Earlier this month when it was raining continuously in Colombo we decided to take a trip to Medirigiriya. Not knowing what type of weather to expect our vehicle was packed with umbrellas and raincoats in addition to the usual sun hats and caps. However we were quite taken aback to reach a scorching hot Meidirigiriya The sun seemed to beat down mercilessly on burnt fields and parched streams.
The canal that accompanies the road right through to Medirigiriya almost from the turn off at Minneriya was completely dry and was used as another road way by pedestrians.
After riding on stretches of bad road, we reached the Medirigiriya Archeology site around noon. It was definitely not the best time to tour ruins in the open air. The place seemed to be sizzling.
But as we gazed at the superb vatadagaya poised so majestically on its rocky platform all inconveniences seemed to vanish. Literarily throwing to the winds (for there was quite a bit of wind that day) all qualms on sunburn and heat waves there we were hats off , clicking our cameras trying to capture the impossible.

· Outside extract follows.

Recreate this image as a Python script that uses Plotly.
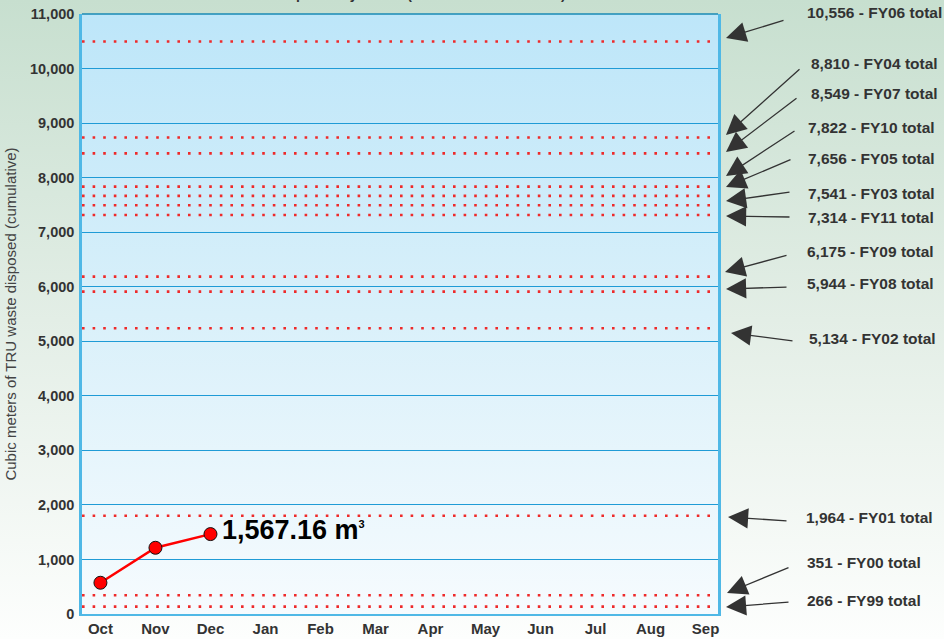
import base64
import plotly.graph_objects as go

# month axis and cumulative disposal for the current year
months = ['Oct', 'Nov', 'Dec', 'Jan', 'Feb', 'Mar', 'Apr', 'May', 'Jun', 'Jul', 'Aug', 'Sep']
disposed = [573, 1214, 1465]
latest_label = '1,567.16'

# previous fiscal year totals
fy_names = ['FY06', 'FY04', 'FY07', 'FY10', 'FY05', 'FY03', 'FY11',
            'FY09', 'FY08', 'FY02', 'FY01', 'FY00', 'FY99']
fy_totals = [10556, 8810, 8549, 7822, 7656, 7541, 7314,
             6175, 5944, 5134, 1964, 351, 266]
# where the dotted reference lines sit on the chart
line_levels = [10495, 8735, 8445, 7835, 7665, 7495, 7315,
               6185, 5910, 5240, 1800, 345, 135]

y_ticks = list(range(0, 11001, 1000))

W, H = 944, 639
L, R, T, B = 82, 226, 14, 25
PW, PH = W - L - R, H - T - B
FONT = 'Liberation Sans, Arial, sans-serif'


def px_x(x):
    return (x - L) / PW


def px_y(y):
    return (H - B - y) / PH


def gradient(stops):
    s = ''.join(f'<stop offset="{o}" stop-color="{c}"/>' for o, c in stops)
    svg = ('<svg xmlns="http://www.w3.org/2000/svg" width="10" height="100" '
           'viewBox="0 0 10 100" preserveAspectRatio="none"><defs>'
           '<linearGradient id="g" x1="0" y1="0" x2="0" y2="1">' + s +
           '</linearGradient></defs><rect width="10" height="100" fill="url(#g)"/></svg>')
    return 'data:image/svg+xml;base64,' + base64.b64encode(svg.encode()).decode()


fig = go.Figure()

fig.add_trace(go.Scatter(
    x=months[:len(disposed)], y=disposed, mode='lines+markers',
    line=dict(color='#ff0000', width=2.5),
    marker=dict(size=13, color='#ff0000', line=dict(color='#111111', width=1)),
    hoverinfo='skip', showlegend=False,
))

for lvl in line_levels:
    fig.add_hline(y=lvl, line=dict(color='#ee2a2a', width=2.6, dash='2.6px,8px'), layer='above')

# label + arrow positions in pixels: (text x, text y, tip x, tip y, tail x, tail y)
label_pos = [
    (805, 13, 726, 38, 785, 20),
    (809, 63, 726, 135, 801, 68),
    (809, 94, 726, 152, 798, 97),
    (806, 128, 726, 176, 796, 130),
    (806, 158, 726, 187, 792, 159),
    (806, 193, 726, 201, 791, 192),
    (806, 218, 726, 216, 791, 217),
    (805, 252, 725, 272, 788, 255),
    (805, 283, 726, 289, 788, 287),
    (807, 338, 731, 333, 794, 341),
    (804, 517, 728, 517, 788, 521),
    (805, 562, 727, 593, 790, 567),
    (805, 600, 726, 607, 790, 602),
]

for fy, total, (tx, ty, hx, hy, ax, ay) in zip(fy_names, fy_totals, label_pos):
    fig.add_annotation(
        x=px_x(tx), y=px_y(ty), xref='paper', yref='paper',
        text=f'{total:,} - {fy} total', showarrow=False,
        xanchor='left', yanchor='middle',
        font=dict(family=FONT, size=15.5, color='#333333', weight='bold'),
    )
    fig.add_annotation(
        x=px_x(hx), y=px_y(hy), xref='paper', yref='paper',
        text='', showarrow=True, ax=ax - hx, ay=ay - hy,
        arrowhead=2, arrowsize=3.1, arrowwidth=1.3, arrowcolor='#333333', standoff=0,
    )

fig.add_annotation(
    x=months[len(disposed) - 1], y=disposed[-1], xref='x', yref='y',
    text=f'{latest_label} m<sup><span style="font-size:11px">3</span></sup>', showarrow=False,
    xanchor='left', yanchor='middle', xshift=10, yshift=4,
    font=dict(family=FONT, size=27, color='#000000', weight='bold'),
)

# title that runs off the top edge of the original
fig.add_annotation(
    x=px_x(568), y=px_y(4), xref='paper', yref='paper',
    text='TRU Waste Disposed by Month (FY12 Cumulative Total)', showarrow=False,
    xanchor='right', yanchor='bottom',
    font=dict(family=FONT, size=14, color='#333333', weight='bold'),
)

# top border is a darker blue in the original
fig.add_shape(type='line', xref='paper', yref='paper', x0=0, x1=1, y0=1, y1=1,
              line=dict(color='#1a8ab5', width=1.5))

fig.update_layout(
    width=W, height=H,
    margin=dict(l=L, r=R, t=T, b=B, autoexpand=False),
    paper_bgcolor='#eef5f0', plot_bgcolor='rgba(0,0,0,0)',
    font=dict(family=FONT, color='#333333'),
    images=[
        dict(source=gradient([(0, '#c7dfcf'), (0.5, '#e3eee6'), (1, '#fdfefd')]),
             xref='paper', yref='paper', x=px_x(0), y=px_y(0),
             sizex=W / PW, sizey=H / PH, sizing='stretch', layer='below'),
        dict(source=gradient([(0, '#bde6f9'), (0.5, '#d9f0fa'), (1, '#f6fbfe')]),
             xref='paper', yref='paper', x=0, y=1,
             sizex=1, sizey=1, sizing='stretch', layer='below'),
    ],
    showlegend=False,
)

fig.update_xaxes(
    type='category', categoryorder='array', categoryarray=months,
    range=[-0.335, 11.225], showgrid=False, zeroline=False, automargin=False,
    showline=True, linecolor='#4fb8e6', linewidth=2, mirror=False,
    ticks='', tickfont=dict(family=FONT, size=15, color='#333333', weight='bold'),
)
fig.update_yaxes(
    range=[0, 11000], tickvals=y_ticks, tickformat=',d', automargin=False,
    showgrid=True, gridcolor='#1f9bd6', gridwidth=1.2, zeroline=False,
    showline=True, linecolor='#4fb8e6', linewidth=2.5, mirror=True,
    ticks='', ticklabelstandoff=2,
    tickfont=dict(family=FONT, size=14.5, color='#333333', weight='bold'),
    title=dict(text='Cubic meters of TRU waste disposed (cumulative)', standoff=10,
               font=dict(family=FONT, size=15, color='#444444')),
)

fig.write_html('out.html', config={'displayModeBar': False},
               post_script="document.body.style.margin='0px';")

It was the first time we were at this site at this hour of noon. Earlier we had come in at the placid waking hours of morning and the hazy hours of sunset. But now for the first time we were seeing a different landscape of burning green foliage and brilliant blue skies with flaky white clouds as an unbeatable backdrop to what Bell once described as an architectural gem
Architecturally the vatadage sometimes referred to as the circular image house and the circular stupa temple, belongs to the the type of Buddhist architecture being one of the most ambitious achievements of the Sri Lankan builder and perhaps his most perfect and exquisite creation. Medirigiriya vatadagaya is one of the few such buildings found in the island The others including Thuparama and Lankarama (Anuradhapura) Silacetiya (Mihintale) Tiriyay, Rajangane, Lahugala, Pollonnaruwa, Attanagalla.
A lofty porch and a monumental flight of steps serves as the entrance to the Medirigiriya vatadagaya . At the top of the flight of steps are two purnaghatas or full pots placed on lotus pedestals.

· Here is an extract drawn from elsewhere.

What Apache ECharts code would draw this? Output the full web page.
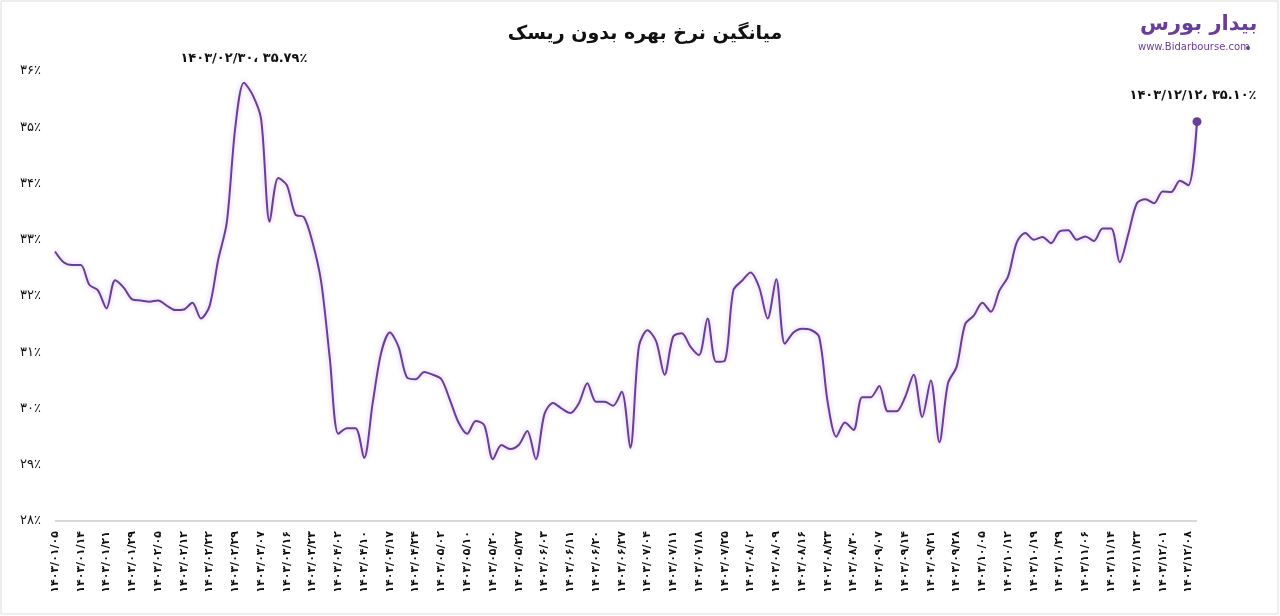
<!DOCTYPE html>
<html><head><meta charset="utf-8">
<script src="https://cdn.jsdelivr.net/npm/echarts@6/dist/echarts.min.js"></script>
<style>html,body{margin:0;padding:0;background:#fff}#c{width:1280px;height:616px}</style>
</head><body><div id="c"></div>
<script>
const tickLabels = ['1403/01/05','1403/01/14','1403/01/21','1403/01/29','1403/02/05','1403/02/12','1403/02/22','1403/02/29','1403/03/07','1403/03/16','1403/03/23','1403/04/02','1403/04/10','1403/04/17','1403/04/24','1403/05/02','1403/05/10','1403/05/20','1403/05/27','1403/06/03','1403/06/11','1403/06/20','1403/06/27','1403/07/04','1403/07/11','1403/07/18','1403/07/25','1403/08/02','1403/08/09','1403/08/16','1403/08/23','1403/08/30','1403/09/07','1403/09/14','1403/09/21','1403/09/28','1403/10/05','1403/10/12','1403/10/19','1403/10/29','1403/11/06','1403/11/14','1403/11/23','1403/12/01','1403/12/08'];
const values = [32.79,32.6,32.55,32.55,32.2,32.1,31.78,32.28,32.15,31.94,31.92,31.9,31.92,31.83,31.75,31.76,31.88,31.6,31.82,32.64,33.3,35.0,35.79,35.58,35.15,33.32,34.1,33.97,33.45,33.4,32.95,32.25,30.9,29.55,
29.65,29.65,29.12,30.1,31.0,31.35,31.1,30.55,30.52,30.65,30.6,30.52,30.15,29.75,29.55,29.78,29.7,29.1,29.35,29.28,29.35,29.6,29.1,29.9,30.1,30.0,29.92,30.09,30.45,30.12,30.12,30.05,30.3,29.3,31.1,
31.39,31.2,30.6,31.28,31.34,31.1,30.95,31.6,30.83,30.85,32.1,32.27,32.42,32.16,31.6,32.3,31.15,31.35,31.42,31.4,31.27,30.1,29.5,29.75,29.62,30.2,30.2,30.4,29.95,29.95,30.2,30.6,29.85,30.5,29.4,30.45,
30.74,31.5,31.65,31.88,31.72,32.1,32.35,32.95,33.12,33.0,33.05,32.94,33.15,33.17,33.0,33.06,32.98,33.2,33.2,32.6,33.1,33.65,33.72,33.65,33.86,33.85,34.05,33.97,35.10];
const peakIndex = 22, peakDate = '1403/02/30';
const lastDate = '1403/12/12';
const pointsPerTick = 3;

const fa = s => String(s).replace(/[0-9]/g, d => '۰۱۲۳۴۵۶۷۸۹'[d]);
const cats = values.map((v,i) => i % pointsPerTick === 0 && tickLabels[i/pointsPerTick] ? fa(tickLabels[i/pointsPerTick]) : '');
const fmtVal = v => fa(v.toFixed(2)) + '٪';
const lastIndex = values.length - 1;
const data = values.map((v,i) => i === lastIndex ? {value:v, symbol:'circle', symbolSize:9} : v);
const lbl = {fontFamily:'DejaVu Sans', fontWeight:'bold', fontSize:13, color:'#111', position:'top'};
const chart = echarts.init(document.getElementById('c'));
chart.setOption({
  animation:false,
  title:{text:'میانگین نرخ بهره بدون ریسک', left:640, top:20, textAlign:'center', textStyle:{fontFamily:'DejaVu Sans', fontWeight:'bold', fontSize:19, color:'#111'}},
  graphic:[
    {type:'rect', shape:{x:1,y:1,width:1277,height:613}, style:{fill:'none', stroke:'#ddd', lineWidth:1}},
    {type:'text', left:1140, top:14, style:{text:'بیدار بورس', font:'bold 21px "DejaVu Sans"', fill:'#6a3d9a'}},
    {type:'text', left:1138, top:42, style:{text:'www.Bidarbourse.com', font:'10px "DejaVu Sans"', fill:'#6a3d9a'}},
    {type:'circle', shape:{cx:1248,cy:48,r:2}, style:{fill:'#6a3d9a'}}
  ],
  grid:{left:55, right:83, top:71, bottom:95},
  xAxis:{type:'category', data:cats, boundaryGap:false,
    axisLine:{show:false}, axisTick:{show:false},
    axisLabel:{interval:0, rotate:90, fontFamily:'DejaVu Sans', fontWeight:'bold', fontSize:11, color:'#111', margin:10}},
  yAxis:{type:'value', min:28, max:36, interval:1,
    axisLine:{show:false}, axisTick:{show:false},
    splitLine:{show:true, lineStyle:{color:['#d9d9d9','transparent','transparent','transparent','transparent','transparent','transparent','transparent','transparent'], width:2}},
    axisLabel:{formatter:v => fa(v)+'٪', fontFamily:'DejaVu Sans', fontSize:13, color:'#111', margin:14}},
  series:[{type:'line', data:data, smooth:0.3, showSymbol:true, symbol:'none',
    lineStyle:{color:'#6a3d9a', width:2, shadowColor:'rgba(150,100,220,0.45)', shadowBlur:5},
    itemStyle:{color:'#6a3d9a'},
    markPoint:{symbol:'circle', symbolSize:1, itemStyle:{color:'rgba(0,0,0,0)'}, data:[
      {coord:[peakIndex, values[peakIndex]], label:Object.assign({}, lbl, {formatter: fa(peakDate)+'، '+fmtVal(values[peakIndex]), offset:[0,-12]})},
      {coord:[lastIndex, values[lastIndex]], label:Object.assign({}, lbl, {formatter: fa(lastDate)+'، '+fmtVal(values[lastIndex]), offset:[-4,-14]})}
    ]}}]
});
</script></body></html>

The centre of the circular shrine is occupied by a stupa. Facing the cardinal points with their back to the stupa are four lime stone images of Buddha seated in the dhayana mudra. Between these images on brick pedestals stood images of Bodhisattvas.
The stupa is encompassed by three concentric circles of 68 graceful octagonal stone pillars with attractive capitals. The inner most circle being only 1 ft. 9 ins from the base of the stupa consists of 16 pillars, The second circle which is 6 ft. 3 ins. from the innermost one contains 20 pillars. The outermost circle which is 14 ft. 5 ins. from the second has 32 pillars.

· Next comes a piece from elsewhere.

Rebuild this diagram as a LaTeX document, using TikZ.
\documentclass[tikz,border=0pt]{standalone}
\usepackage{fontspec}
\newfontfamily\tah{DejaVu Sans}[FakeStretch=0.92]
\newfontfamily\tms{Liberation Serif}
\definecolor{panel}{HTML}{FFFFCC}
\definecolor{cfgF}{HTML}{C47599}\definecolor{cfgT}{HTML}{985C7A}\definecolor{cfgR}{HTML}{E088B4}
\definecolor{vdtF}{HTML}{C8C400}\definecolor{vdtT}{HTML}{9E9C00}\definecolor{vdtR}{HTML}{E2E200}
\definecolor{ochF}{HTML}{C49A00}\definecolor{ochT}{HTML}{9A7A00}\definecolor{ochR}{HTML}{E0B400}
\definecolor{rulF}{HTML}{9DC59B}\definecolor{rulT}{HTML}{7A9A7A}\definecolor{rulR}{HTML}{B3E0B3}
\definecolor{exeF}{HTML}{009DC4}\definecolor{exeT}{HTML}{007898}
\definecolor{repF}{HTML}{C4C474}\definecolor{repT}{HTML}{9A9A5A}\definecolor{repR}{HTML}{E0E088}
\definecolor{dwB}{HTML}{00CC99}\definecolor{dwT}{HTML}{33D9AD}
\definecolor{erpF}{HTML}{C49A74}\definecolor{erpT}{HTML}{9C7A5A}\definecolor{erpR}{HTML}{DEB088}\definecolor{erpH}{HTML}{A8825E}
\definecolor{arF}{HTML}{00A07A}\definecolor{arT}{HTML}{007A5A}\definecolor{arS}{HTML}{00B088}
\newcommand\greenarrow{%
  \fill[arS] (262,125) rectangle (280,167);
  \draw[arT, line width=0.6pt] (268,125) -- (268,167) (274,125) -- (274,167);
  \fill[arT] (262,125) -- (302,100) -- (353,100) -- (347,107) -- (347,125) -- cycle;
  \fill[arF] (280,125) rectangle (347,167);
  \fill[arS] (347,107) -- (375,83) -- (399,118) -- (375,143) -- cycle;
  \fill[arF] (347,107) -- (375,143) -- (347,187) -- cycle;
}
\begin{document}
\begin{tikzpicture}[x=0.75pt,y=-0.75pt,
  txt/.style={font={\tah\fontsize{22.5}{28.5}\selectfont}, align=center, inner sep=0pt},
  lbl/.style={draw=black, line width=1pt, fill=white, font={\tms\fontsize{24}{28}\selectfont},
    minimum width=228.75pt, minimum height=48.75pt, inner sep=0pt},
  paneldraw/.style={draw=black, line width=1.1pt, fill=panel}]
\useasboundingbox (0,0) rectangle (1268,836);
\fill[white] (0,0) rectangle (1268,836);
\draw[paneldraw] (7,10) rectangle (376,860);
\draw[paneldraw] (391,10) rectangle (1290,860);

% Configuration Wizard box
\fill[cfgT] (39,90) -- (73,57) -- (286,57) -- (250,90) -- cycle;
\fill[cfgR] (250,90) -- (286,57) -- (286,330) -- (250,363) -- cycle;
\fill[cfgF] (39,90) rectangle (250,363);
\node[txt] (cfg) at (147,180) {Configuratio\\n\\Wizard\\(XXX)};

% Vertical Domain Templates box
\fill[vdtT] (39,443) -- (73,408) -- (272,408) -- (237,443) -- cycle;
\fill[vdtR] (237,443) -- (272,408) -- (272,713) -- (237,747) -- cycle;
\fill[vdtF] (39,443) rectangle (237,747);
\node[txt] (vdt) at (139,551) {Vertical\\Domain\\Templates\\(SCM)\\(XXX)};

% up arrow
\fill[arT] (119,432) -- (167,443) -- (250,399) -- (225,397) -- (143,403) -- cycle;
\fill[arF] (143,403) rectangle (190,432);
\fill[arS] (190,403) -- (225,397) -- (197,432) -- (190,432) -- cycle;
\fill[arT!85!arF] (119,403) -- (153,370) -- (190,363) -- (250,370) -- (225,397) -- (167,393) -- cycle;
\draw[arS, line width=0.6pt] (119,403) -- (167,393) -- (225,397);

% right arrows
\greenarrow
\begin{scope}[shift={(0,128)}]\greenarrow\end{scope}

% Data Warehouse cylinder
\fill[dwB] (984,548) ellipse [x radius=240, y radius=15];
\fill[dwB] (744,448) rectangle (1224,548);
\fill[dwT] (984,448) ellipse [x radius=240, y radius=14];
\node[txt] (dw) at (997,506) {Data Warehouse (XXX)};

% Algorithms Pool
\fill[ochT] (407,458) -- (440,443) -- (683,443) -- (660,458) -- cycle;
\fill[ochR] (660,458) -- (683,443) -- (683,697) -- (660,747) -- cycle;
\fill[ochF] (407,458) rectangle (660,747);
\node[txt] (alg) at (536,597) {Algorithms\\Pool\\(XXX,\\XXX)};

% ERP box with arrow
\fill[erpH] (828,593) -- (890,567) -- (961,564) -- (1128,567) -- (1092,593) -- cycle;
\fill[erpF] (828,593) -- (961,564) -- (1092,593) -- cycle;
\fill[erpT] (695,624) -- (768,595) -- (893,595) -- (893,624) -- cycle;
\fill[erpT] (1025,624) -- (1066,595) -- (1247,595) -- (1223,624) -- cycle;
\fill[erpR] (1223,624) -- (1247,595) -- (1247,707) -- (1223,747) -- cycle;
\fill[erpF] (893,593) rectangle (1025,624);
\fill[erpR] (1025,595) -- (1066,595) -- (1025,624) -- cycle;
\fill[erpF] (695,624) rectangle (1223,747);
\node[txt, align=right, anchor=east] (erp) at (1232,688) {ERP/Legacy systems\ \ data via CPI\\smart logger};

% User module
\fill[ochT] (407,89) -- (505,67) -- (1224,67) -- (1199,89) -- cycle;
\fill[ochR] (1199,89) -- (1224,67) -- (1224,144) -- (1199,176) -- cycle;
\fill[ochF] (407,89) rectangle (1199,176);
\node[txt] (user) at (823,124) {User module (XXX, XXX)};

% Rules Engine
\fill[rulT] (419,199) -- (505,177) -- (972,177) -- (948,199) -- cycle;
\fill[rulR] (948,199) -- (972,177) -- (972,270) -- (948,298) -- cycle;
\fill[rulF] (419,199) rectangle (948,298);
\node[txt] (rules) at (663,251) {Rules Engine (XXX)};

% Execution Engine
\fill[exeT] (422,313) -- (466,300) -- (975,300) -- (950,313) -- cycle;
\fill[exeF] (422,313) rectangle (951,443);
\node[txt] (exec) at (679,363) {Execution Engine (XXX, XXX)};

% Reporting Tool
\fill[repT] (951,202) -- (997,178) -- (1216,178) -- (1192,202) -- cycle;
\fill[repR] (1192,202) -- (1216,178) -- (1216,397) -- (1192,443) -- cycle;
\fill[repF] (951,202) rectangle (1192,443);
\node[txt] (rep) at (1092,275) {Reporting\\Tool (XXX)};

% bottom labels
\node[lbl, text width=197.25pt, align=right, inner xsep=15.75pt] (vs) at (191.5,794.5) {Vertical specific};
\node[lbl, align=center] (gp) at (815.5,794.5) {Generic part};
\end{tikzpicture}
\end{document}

Between the second and the outermost pillars was a brick wall of which little remains today and four door ways. It is believed that the pillars and the brick wall supported a domical roof out of wood.
A short stone screen wall runs parallel to the brick wall and in line with the outermost circle of pillars. It is decorated with the post and rail design and based on a double lotus petal molding. The wall reminds us of the Buddhist railing pattern at sanchi.
The floor of the interior of the shrine and the terrace on which the vatadagaya stands is paved with flags of granite.
Medirigiriya is associated with the ancient Mandalagiri Vihara. The origins of the Mandalagiri vihara are not known. The earliest reference to it is found in the Mahawansa which records that Kaniththa Tissa (circa A.D. 164-192) caused an uposathaghara to be built at Mandalagiri vihara.
The vatadagaya apparently was begun by Aggabodhi IV (7th century). However bricks containing Brahmi letters of the most archaic pre Christian times incised as masons marks have been found from around the stupa in the centre of the vatadagaya.
As such it has been established that this stupa is one of the oldest Buddhist shrines in the island.
Medirigiriya’s other precious attractions
- The natural cave at the entrance to the site
- The main entrance flanked by ancient muragal or guard stones and a moon stone. The pond paved partly by large stone slabs which was used by the resident monks can be also seen here..
- The stupa opposite the vatadagaya said to be older than the vatadagaya building.
- The siripathula stone worshipped in the very early times.
- The shrine room of the Recumbent image of the Lord Buddha, is 57′ in length and 36’in breadth. The image which is now in ruins is believed to have been about 33′ in length. Two more shrine rooms are housed on either side of this building. A yantragala and several Buddha images and parts of images found at this site can be seen here. The yantragala is a square lime stone slab made into a receptacle divided into compartments, where various auspicious objects were originally deposited.
- The shrine room referred by the locals as the Pichcha mal viharaya consists of 5 of the most beautiful lime stone images of the Lord Buddha. The three standing images are breadth taking. The two seated images on either side are as inspiringly. The sadakadapahana, muragal and korawakgal flank the entrances here.
- One of the serene seated Buddha images
- One of the inscriptions found at this site
- The hospital built for the monks
- The behethoruwa or the medicinal trough.